There are many things to consider when you’re creating an estate plan. While you might be focused on making sure your loved ones get the assets you want them to have, you also need to think about who will make decisions for you if you can’t do it yourself.
One document that you need to have drawn up for you soon is the financial power of attorney. This document gives someone the right to take care of your bills and other money matters when you’re incapacitated.
What decisions can the person you name make?
The person who has your power of attorney for financial matters can do all the things you’d normally do. They can access your financial accounts, sell or purchase assets, make investment decisions and take care of similar things. It’s possible to specify specific duties in the document and restrict them, but it’s generally a position of great authority.
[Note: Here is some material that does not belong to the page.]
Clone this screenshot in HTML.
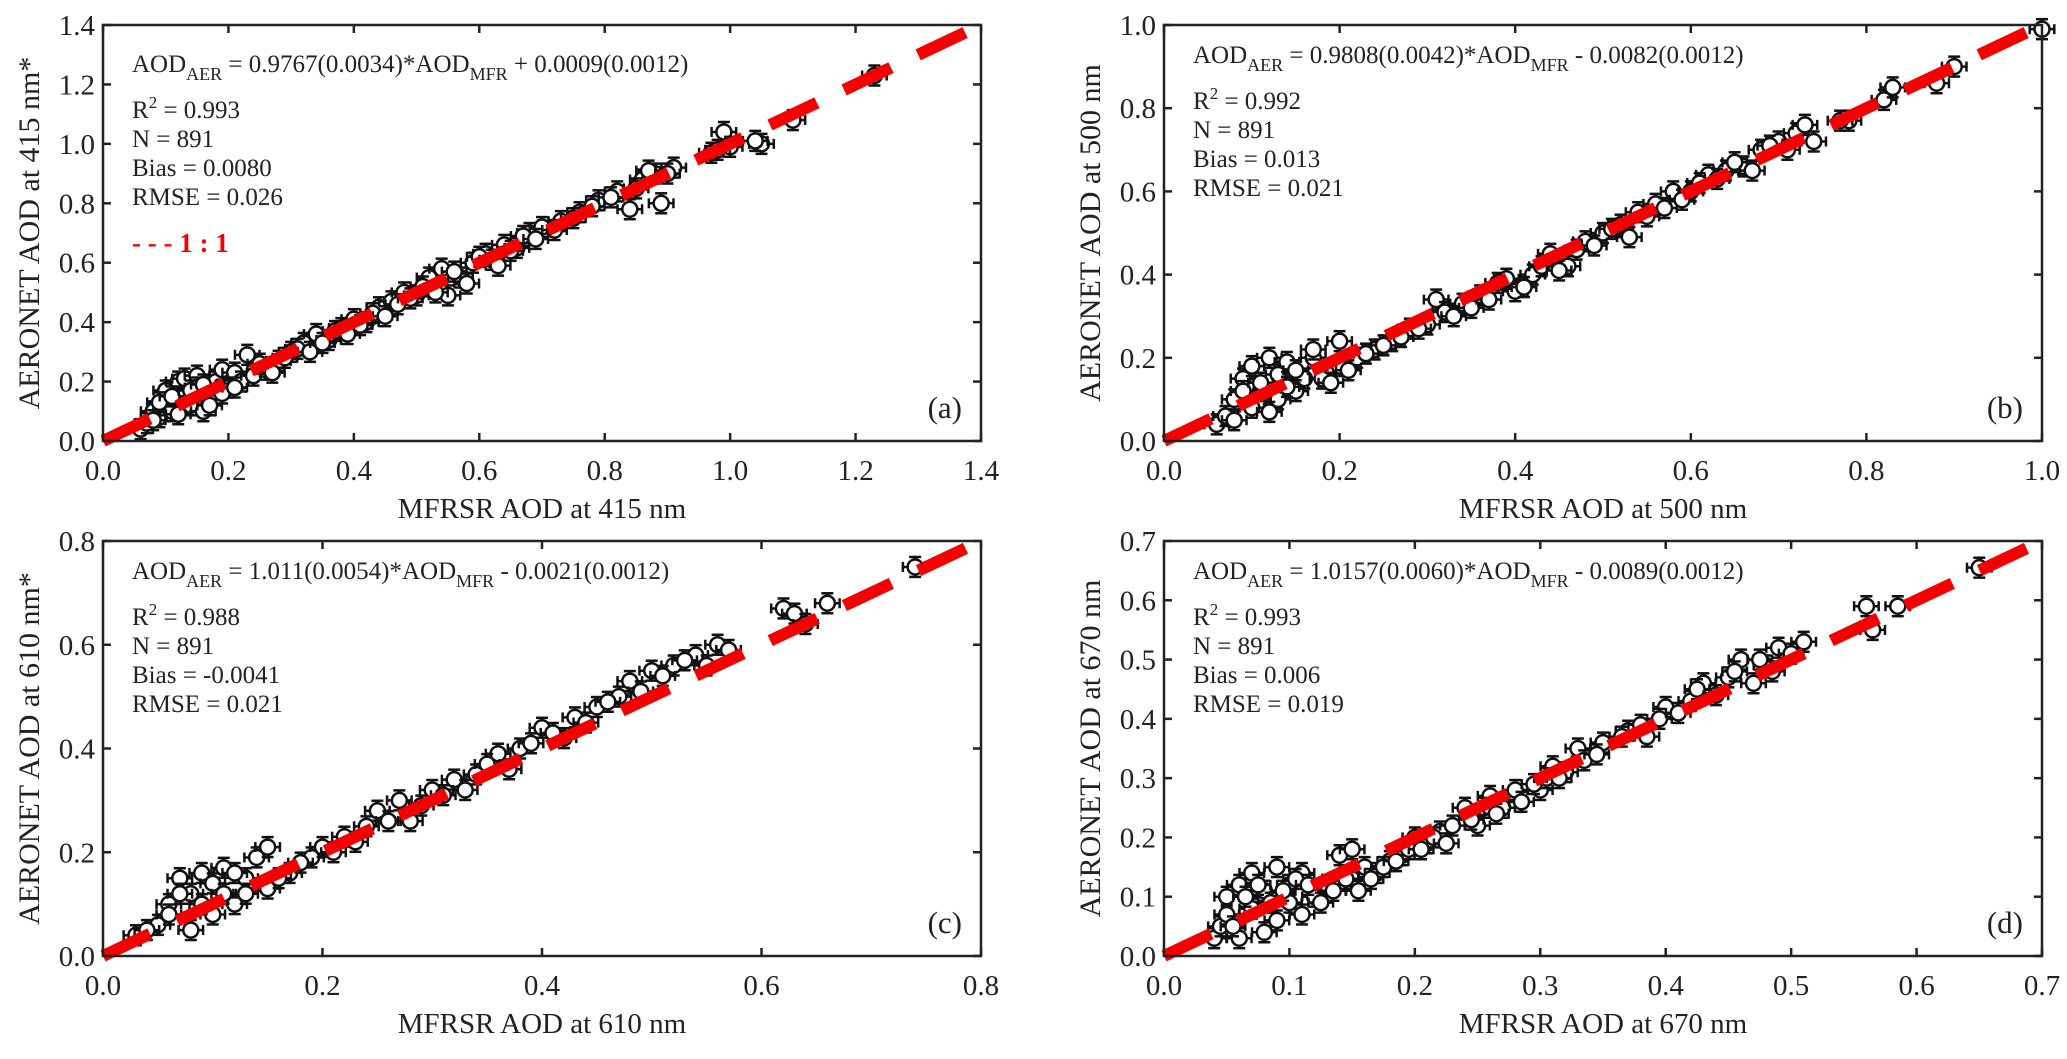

Who should you name as your financial power of attorney?
Obviously, you need someone you trust. The person should be able to make decisions that are in your best interests without any consideration of their own desires or how the options will impact them. They should make the decisions that you would make if you were still able to do so.
While some people name a spouse, adult child, or an immediate family member as their power of attorney, this might not be a good idea. The person who you name in this document needs to be able to think clearly. If you’re incapacitated, people who are closest to you might be emotions. Of course, you may have someone who’s that close to you who could still make those decisions.
Your estate planning attorney can help you evaluate your choices. Remember, this is only one estate planning component you need to complete to have a comprehensive plan in place.